### EXERCISE DESCRIPTION
Pictures stay out of the copy; set down each line of the listing below exactly.

A run of records

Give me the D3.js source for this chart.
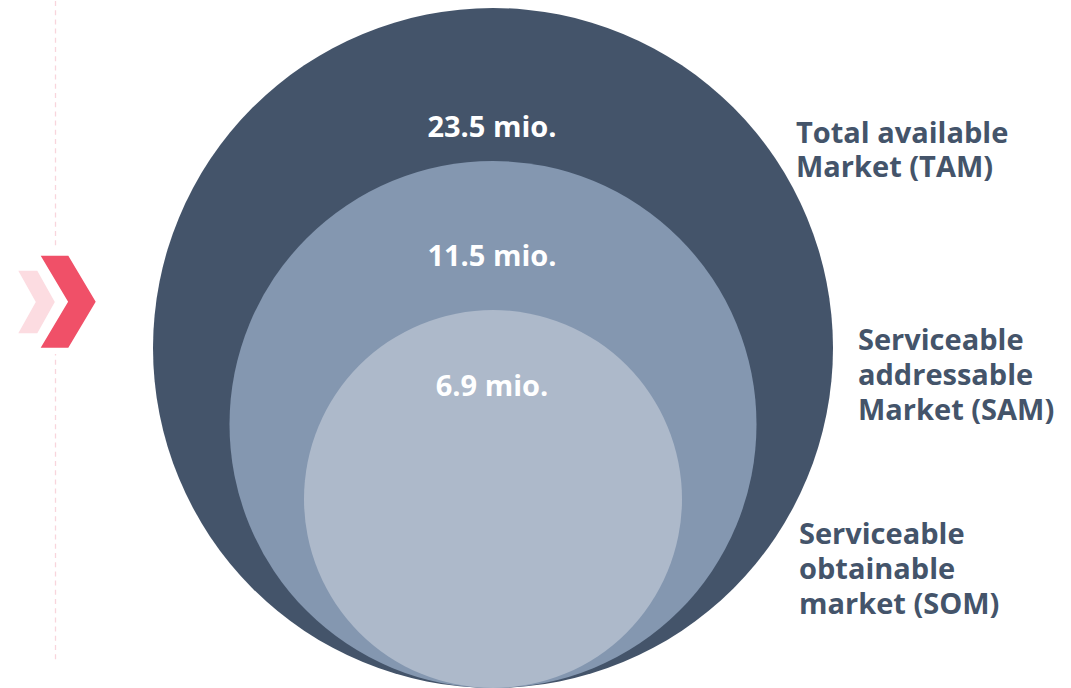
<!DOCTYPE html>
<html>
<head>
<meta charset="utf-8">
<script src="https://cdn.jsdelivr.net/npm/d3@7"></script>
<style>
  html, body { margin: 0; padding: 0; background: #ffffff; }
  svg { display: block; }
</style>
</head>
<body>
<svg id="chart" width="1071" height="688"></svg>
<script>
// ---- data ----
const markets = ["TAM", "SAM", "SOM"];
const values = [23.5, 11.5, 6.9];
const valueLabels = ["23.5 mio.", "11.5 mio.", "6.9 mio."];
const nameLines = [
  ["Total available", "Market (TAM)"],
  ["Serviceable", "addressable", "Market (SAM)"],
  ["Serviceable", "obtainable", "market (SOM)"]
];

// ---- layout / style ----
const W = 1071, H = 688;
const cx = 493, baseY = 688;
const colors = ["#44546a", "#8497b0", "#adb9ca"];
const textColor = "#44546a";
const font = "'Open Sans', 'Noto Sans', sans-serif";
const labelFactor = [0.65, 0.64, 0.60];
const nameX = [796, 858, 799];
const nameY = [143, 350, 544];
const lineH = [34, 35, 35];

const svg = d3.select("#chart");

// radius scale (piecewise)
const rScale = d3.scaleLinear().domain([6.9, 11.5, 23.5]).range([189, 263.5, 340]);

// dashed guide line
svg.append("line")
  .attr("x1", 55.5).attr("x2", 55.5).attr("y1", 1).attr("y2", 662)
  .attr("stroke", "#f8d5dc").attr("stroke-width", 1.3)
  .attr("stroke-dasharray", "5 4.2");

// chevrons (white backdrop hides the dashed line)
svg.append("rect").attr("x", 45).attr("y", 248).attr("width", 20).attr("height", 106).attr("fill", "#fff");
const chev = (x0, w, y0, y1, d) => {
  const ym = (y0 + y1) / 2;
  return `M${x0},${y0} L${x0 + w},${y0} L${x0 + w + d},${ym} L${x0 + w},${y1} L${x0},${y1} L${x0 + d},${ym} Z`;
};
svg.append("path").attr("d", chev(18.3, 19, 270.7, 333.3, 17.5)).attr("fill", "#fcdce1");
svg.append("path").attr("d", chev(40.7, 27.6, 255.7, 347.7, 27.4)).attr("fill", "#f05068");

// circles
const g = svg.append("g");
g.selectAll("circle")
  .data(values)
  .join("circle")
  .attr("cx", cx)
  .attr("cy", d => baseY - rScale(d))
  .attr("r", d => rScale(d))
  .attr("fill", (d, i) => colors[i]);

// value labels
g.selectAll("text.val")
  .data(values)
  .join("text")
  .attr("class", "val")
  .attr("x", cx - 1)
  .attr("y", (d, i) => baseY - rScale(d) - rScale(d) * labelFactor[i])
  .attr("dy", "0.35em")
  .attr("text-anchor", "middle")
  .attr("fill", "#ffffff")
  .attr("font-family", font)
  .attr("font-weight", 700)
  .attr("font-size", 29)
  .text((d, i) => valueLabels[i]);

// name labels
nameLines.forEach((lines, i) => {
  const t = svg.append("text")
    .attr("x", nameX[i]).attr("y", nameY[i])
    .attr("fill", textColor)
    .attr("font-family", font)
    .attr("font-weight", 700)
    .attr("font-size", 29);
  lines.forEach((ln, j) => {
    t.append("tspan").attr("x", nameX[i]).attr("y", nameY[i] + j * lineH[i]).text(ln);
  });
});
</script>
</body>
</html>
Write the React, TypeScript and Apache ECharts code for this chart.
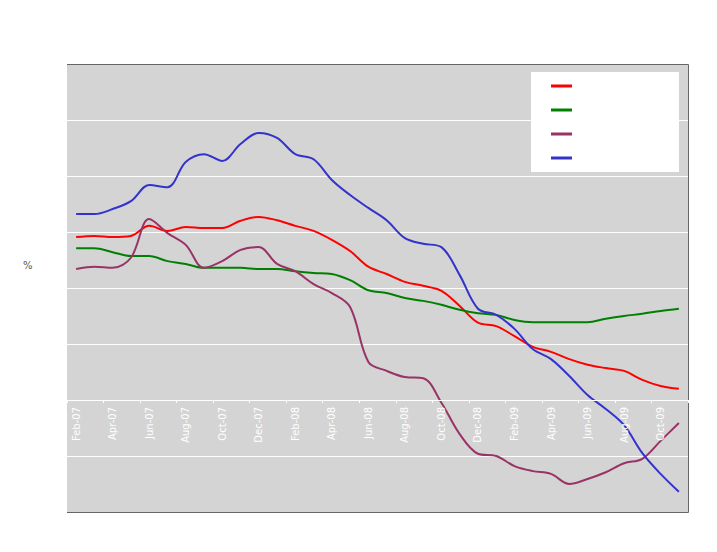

### EXERCISE SOLUTION
Give me the D3.js source for this chart.
<!DOCTYPE html>
<html>
<head>
<meta charset="utf-8">
<script src="https://cdn.jsdelivr.net/npm/d3@7"></script>
<style>
  html, body { margin: 0; padding: 0; background: #ffffff; }
  svg { display: block; }
</style>
</head>
<body>
<svg id="chart" width="1071" height="688"></svg>
<script>
// ---- data ----
const markets = ["TAM", "SAM", "SOM"];
const values = [23.5, 11.5, 6.9];
const valueLabels = ["23.5 mio.", "11.5 mio.", "6.9 mio."];
const nameLines = [
  ["Total available", "Market (TAM)"],
  ["Serviceable", "addressable", "Market (SAM)"],
  ["Serviceable", "obtainable", "market (SOM)"]
];

// ---- layout / style ----
const W = 1071, H = 688;
const cx = 493, baseY = 688;
const colors = ["#44546a", "#8497b0", "#adb9ca"];
const textColor = "#44546a";
const font = "'Open Sans', 'Noto Sans', sans-serif";
const labelFactor = [0.65, 0.64, 0.60];
const nameX = [796, 858, 799];
const nameY = [143, 350, 544];
const lineH = [34, 35, 35];

const svg = d3.select("#chart");

// radius scale (piecewise)
const rScale = d3.scaleLinear().domain([6.9, 11.5, 23.5]).range([189, 263.5, 340]);

// dashed guide line
svg.append("line")
  .attr("x1", 55.5).attr("x2", 55.5).attr("y1", 1).attr("y2", 662)
  .attr("stroke", "#f8d5dc").attr("stroke-width", 1.3)
  .attr("stroke-dasharray", "5 4.2");

// chevrons (white backdrop hides the dashed line)
svg.append("rect").attr("x", 45).attr("y", 248).attr("width", 20).attr("height", 106).attr("fill", "#fff");
const chev = (x0, w, y0, y1, d) => {
  const ym = (y0 + y1) / 2;
  return `M${x0},${y0} L${x0 + w},${y0} L${x0 + w + d},${ym} L${x0 + w},${y1} L${x0},${y1} L${x0 + d},${ym} Z`;
};
svg.append("path").attr("d", chev(18.3, 19, 270.7, 333.3, 17.5)).attr("fill", "#fcdce1");
svg.append("path").attr("d", chev(40.7, 27.6, 255.7, 347.7, 27.4)).attr("fill", "#f05068");

// circles
const g = svg.append("g");
g.selectAll("circle")
  .data(values)
  .join("circle")
  .attr("cx", cx)
  .attr("cy", d => baseY - rScale(d))
  .attr("r", d => rScale(d))
  .attr("fill", (d, i) => colors[i]);

// value labels
g.selectAll("text.val")
  .data(values)
  .join("text")
  .attr("class", "val")
  .attr("x", cx - 1)
  .attr("y", (d, i) => baseY - rScale(d) - rScale(d) * labelFactor[i])
  .attr("dy", "0.35em")
  .attr("text-anchor", "middle")
  .attr("fill", "#ffffff")
  .attr("font-family", font)
  .attr("font-weight", 700)
  .attr("font-size", 29)
  .text((d, i) => valueLabels[i]);

// name labels
nameLines.forEach((lines, i) => {
  const t = svg.append("text")
    .attr("x", nameX[i]).attr("y", nameY[i])
    .attr("fill", textColor)
    .attr("font-family", font)
    .attr("font-weight", 700)
    .attr("font-size", 29);
  lines.forEach((ln, j) => {
    t.append("tspan").attr("x", nameX[i]).attr("y", nameY[i] + j * lineH[i]).text(ln);
  });
});
</script>
</body>
</html>
Write the React, TypeScript and Apache ECharts code for this chart.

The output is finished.